Wrapped in glass and jutting out from between two arms of the Western Distributor that snakes through the city’s CBD, the hotel and entertainment precinct development has burned through two builders in just two years.
The Ribbon back in July 2020 seven months after Grocon’s collapse. Work has progressed since then but the collapse of the project’s replacement builder Probuild brought work again to a stop. Credit:Wolter Peeters, Sydney Morning Herald
After the first builder at the site, Melbourne’s Grocon, collapsed in late 2019, fellow Melbourne builder Probuild took over the job only to call in administrators earlier this year as cost pressures across its business began to bite.
In a bright spot of news, The Age and Sydney Morning Herald can reveal that Multiplex has taken over the Ribbon project with work resuming at the site this week, while Probuild’s South African parent is considering a rescue package to resurrect what is left of its business after the sale process.
Despite these reprieves, the industry is teetering towards a crisis and operators across the country are already under stress from increasing steel and timber costs, supply chain delays and labour shortages. There are real fears interest rate rises in the coming year will push more groups over the edge.
Late last month the nation’s largest home builder Metricon held emergency talks with the Victorian and NSW state governments before striking a new funding deal with its shareholders and bankers, as it struggled to contain the losses on contracts it struck with clients before costs on raw materials shot up considerably.
At the same time a major infrastructure rollout is eating up tradespeople and other skilled workers, further pushing up labour costs for residential and commercial builders.
Other home builders and large subcontractor groups are also said to be feeling the pinch. This week, both ANZ chief executive Shayne Elliott and NAB boss Ross McEwan warned there would be more pain in a sector that generates 9 per cent of the country’s gross domestic product, or $360 billion in revenue.
Perth-based housing estate developer Nigel Satterley said the country’s west was suffering acute shortages of truck drivers, machinery operators, plumbers and drainers.
His company, Satterley Property Group, is also confronted with supply constraints in Victoria and Queensland where it also has extensive land developments.

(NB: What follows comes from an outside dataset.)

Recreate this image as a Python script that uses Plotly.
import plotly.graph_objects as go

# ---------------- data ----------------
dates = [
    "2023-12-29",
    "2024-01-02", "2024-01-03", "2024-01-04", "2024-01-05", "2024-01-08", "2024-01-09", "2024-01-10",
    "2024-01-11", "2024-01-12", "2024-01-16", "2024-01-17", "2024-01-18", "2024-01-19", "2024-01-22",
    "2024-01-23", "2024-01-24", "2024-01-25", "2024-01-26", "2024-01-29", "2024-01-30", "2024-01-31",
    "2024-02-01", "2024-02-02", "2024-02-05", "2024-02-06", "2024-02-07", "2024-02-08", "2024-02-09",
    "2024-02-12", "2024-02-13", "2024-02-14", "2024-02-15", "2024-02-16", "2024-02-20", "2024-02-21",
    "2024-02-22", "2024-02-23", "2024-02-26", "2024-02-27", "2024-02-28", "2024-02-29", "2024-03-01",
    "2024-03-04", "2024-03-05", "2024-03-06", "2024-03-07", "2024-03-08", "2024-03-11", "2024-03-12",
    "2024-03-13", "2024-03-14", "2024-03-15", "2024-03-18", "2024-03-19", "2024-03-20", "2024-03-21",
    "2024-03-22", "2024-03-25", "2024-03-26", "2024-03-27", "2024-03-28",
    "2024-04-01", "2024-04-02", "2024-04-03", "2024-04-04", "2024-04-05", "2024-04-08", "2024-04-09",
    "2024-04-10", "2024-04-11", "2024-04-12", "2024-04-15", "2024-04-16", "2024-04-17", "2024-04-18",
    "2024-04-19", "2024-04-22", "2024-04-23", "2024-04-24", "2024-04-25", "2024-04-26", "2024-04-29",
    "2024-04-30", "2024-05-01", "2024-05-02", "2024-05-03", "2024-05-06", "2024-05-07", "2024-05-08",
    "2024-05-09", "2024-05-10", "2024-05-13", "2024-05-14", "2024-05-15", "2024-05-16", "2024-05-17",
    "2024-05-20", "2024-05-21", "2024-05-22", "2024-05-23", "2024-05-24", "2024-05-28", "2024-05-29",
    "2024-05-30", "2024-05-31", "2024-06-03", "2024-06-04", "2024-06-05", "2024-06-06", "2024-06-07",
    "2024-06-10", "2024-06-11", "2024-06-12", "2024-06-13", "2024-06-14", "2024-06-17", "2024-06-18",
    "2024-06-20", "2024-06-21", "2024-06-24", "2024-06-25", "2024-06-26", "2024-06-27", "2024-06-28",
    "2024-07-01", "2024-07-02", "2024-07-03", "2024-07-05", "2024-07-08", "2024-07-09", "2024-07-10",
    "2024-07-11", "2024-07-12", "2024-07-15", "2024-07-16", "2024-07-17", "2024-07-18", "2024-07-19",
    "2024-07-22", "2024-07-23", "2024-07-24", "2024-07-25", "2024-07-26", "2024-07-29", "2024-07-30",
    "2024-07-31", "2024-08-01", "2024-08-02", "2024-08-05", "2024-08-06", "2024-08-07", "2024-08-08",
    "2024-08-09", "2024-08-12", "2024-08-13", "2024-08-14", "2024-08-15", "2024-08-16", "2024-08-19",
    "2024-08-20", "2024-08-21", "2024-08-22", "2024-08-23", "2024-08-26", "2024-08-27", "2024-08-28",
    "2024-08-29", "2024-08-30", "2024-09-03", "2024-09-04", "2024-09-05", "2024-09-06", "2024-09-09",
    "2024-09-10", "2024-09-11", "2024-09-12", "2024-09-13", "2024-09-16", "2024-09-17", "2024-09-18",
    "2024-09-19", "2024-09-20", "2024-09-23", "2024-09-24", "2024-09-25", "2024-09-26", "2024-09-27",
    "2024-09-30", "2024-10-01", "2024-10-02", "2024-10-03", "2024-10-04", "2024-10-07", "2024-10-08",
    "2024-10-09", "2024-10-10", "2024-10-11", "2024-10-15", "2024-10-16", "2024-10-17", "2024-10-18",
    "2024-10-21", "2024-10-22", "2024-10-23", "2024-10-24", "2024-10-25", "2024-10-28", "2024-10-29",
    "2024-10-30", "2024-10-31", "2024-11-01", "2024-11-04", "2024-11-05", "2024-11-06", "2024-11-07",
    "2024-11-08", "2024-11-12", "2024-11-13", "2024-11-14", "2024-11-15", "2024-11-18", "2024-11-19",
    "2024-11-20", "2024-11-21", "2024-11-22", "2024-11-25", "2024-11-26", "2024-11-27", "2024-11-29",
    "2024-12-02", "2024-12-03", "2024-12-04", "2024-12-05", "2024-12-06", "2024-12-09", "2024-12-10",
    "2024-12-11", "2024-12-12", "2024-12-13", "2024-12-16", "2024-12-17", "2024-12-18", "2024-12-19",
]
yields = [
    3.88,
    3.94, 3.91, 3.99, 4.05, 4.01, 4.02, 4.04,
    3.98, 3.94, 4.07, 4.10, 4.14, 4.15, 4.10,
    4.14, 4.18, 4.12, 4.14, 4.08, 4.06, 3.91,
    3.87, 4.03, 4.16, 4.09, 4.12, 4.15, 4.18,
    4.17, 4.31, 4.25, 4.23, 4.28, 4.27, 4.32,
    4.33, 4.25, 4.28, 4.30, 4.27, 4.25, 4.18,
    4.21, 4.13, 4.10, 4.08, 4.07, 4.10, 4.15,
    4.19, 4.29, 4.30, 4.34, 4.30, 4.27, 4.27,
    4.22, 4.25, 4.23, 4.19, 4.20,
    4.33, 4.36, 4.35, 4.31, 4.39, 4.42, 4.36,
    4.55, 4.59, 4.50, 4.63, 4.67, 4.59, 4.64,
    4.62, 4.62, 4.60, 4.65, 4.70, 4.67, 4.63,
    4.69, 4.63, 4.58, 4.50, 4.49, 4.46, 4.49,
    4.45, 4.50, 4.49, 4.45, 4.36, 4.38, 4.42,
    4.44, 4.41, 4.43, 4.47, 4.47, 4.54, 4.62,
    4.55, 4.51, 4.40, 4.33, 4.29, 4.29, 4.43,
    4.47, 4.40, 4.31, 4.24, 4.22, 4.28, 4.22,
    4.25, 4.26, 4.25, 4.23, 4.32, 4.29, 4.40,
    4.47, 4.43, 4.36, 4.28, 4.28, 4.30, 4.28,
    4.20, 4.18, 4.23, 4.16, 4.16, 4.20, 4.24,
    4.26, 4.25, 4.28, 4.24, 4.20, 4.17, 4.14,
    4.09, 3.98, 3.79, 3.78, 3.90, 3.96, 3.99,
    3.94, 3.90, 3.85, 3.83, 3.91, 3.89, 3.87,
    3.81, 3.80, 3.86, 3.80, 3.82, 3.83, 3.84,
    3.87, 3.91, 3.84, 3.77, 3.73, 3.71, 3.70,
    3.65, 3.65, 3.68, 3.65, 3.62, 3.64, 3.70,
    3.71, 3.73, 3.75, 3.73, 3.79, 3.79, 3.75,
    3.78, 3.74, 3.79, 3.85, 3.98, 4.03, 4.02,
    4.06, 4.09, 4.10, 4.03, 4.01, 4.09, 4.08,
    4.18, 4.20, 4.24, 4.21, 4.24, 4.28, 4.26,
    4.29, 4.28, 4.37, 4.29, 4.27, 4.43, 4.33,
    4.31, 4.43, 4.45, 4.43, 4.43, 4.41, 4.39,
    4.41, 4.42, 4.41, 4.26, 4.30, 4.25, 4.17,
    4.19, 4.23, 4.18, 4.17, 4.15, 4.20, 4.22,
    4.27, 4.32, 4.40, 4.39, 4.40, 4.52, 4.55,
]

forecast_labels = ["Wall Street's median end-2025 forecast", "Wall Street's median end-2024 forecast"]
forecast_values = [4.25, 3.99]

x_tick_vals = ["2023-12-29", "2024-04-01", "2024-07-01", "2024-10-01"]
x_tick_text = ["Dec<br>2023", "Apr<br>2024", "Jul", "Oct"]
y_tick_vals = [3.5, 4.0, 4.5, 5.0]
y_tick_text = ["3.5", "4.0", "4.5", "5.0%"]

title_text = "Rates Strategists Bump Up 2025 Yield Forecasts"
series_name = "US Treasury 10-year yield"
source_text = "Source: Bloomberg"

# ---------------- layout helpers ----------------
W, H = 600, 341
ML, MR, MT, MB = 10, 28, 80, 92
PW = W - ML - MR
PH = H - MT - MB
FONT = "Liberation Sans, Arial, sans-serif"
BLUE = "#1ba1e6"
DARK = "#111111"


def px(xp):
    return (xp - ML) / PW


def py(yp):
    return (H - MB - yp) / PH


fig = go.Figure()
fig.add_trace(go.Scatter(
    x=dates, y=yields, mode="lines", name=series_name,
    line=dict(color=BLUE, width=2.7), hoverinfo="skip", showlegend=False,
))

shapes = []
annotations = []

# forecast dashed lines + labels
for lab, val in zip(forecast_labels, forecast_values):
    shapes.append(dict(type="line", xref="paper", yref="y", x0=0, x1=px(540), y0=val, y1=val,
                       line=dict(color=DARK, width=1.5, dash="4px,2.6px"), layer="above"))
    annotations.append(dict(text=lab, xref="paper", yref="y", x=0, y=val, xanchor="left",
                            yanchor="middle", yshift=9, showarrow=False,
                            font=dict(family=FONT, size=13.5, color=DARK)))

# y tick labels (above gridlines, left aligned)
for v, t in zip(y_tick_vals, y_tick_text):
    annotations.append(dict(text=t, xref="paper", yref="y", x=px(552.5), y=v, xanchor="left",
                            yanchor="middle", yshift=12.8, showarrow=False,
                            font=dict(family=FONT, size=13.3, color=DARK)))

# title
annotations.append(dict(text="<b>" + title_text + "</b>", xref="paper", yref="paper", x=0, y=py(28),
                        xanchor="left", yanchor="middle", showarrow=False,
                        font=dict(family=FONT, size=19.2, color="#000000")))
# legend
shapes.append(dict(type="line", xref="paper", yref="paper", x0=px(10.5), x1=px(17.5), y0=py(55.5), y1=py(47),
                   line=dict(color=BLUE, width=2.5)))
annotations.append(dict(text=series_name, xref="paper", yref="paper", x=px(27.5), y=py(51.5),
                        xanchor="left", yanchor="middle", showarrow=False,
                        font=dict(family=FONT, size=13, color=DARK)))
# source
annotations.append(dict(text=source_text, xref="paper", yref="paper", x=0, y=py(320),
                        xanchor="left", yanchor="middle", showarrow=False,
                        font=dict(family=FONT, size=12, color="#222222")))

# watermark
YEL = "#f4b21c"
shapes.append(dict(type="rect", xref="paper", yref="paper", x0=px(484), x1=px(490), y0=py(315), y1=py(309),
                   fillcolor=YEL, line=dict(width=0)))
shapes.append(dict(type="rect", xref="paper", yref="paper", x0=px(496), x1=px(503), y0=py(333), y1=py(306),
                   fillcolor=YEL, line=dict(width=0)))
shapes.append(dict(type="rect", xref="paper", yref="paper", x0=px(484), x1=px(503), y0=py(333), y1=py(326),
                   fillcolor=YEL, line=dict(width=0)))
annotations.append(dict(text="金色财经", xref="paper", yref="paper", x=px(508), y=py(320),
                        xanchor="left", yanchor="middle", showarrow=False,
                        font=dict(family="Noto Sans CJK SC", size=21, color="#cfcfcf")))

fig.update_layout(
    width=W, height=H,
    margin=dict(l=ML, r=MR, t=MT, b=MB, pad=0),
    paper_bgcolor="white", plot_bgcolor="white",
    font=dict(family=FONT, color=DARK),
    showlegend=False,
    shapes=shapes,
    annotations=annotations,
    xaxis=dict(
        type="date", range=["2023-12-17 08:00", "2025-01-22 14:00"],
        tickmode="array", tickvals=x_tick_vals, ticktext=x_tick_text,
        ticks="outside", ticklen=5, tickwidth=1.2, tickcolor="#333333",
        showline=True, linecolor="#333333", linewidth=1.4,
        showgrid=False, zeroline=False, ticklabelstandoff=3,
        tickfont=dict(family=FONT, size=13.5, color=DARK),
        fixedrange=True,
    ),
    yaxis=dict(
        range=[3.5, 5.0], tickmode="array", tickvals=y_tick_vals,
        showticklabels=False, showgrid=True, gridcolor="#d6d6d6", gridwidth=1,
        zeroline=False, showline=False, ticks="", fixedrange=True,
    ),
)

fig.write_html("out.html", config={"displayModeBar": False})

Perth-based Nigel Satterley says the industry can’t digest the sheer volume of work it has been bringing on. Credit:Fairfax
“In Melbourne the contractors are far better resourced than in Perth, although everything is also tight in Melbourne,” he says.
Last year about 34,000 land lots were sold in Melbourne and Geelong’s growth suburbs. “We think the industry can only build about 20,000 a year, so there’s a bit of indigestion to come there,” he says.
Satterley is not alone in sharing concerns about the sector. One senior executive at one of the biggest development groups in the country, who declined to be named for business relationship reasons, believes there will be more pain in the sector.
“We’re seeing the end of a cycle that has been running for 15 years. Now it’s a cleansing and, unfortunately, there will be losers. Things will need to be priced accordingly. Projects will be put into abeyance because the numbers now just don’t stack up.”
Experts are pointing to more pain in the sector as groups reassess project finances as inflationary pressures, supply chain disruptions and labour shortages begin to bite.
“Resourcing challenges, supply challenges, logistics, they’re all real issues. It’s an industry where there’s been a culture of low margins,” says Marc Colella, industry director at global engineering and consultancy firm Aecom.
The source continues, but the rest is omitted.